Contract Dispute between Texas and Oklahoma State Festers

Apr 17, 2015

Like their sometimes bitter rivalry on the football field, there is little give between the University of Texas (UT) and Oklahoma State University (OSU) when it comes to the Joe Wickline litigation.
 
To refresh, Wickline was a highly prized offensive line coach at OSU. The university knew what it had in Wickline and therefore placed a clause in his contract that would be forbid him from making a lateral move to another college football program, unless he was willing to pay a $600,000 penalty.
 
But if you believe OSU that is exactly what Wickline did when he took a job on Charlie Strong’s staff a little over a year ago.
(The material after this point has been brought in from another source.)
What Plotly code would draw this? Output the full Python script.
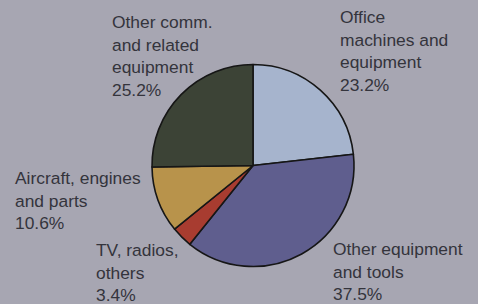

Wickline has claimed, however, that it wasn’t a lateral move and that he has play-calling duties, along with offensive coordinator Shawn Watson, in Austin, which would nullify the penalty.
 
Both sides have dug in and discovery has begun.
 
The Austin American Statesman has reported that Oklahoma State Athletic Director Mike Holder suggested in a deposition that calling the plays is a one-man job and that the claims of Wickline and other Texas coaches I so much subterfuge.
 
“I don’t know if it’s normal for an offensive coordinator to call every play, but I just — in my mind — I believe that Shawn Watson fills that role at Texas, not Joe Wickline,” Holder purportedly said.
 
Head Coach Charlie Strong has claimed that Wickline oversee the running plays, while Watson calls the pass plays.
 
Wickline’s attorney Guy Clark, of Northcutt Law Firm of Ponca City, Oklahoma, is reportedly focusing on the lack of specificity in the contract, questioning the OSU AD about whether the contract states that Wickline must call all the plays.
 
Strong, who announced in a press conference 15 months ago after Watson was hired that he would be calling the plays, noted in his deposition that he did not know about the clause until Wickline should it to him in March of 2014.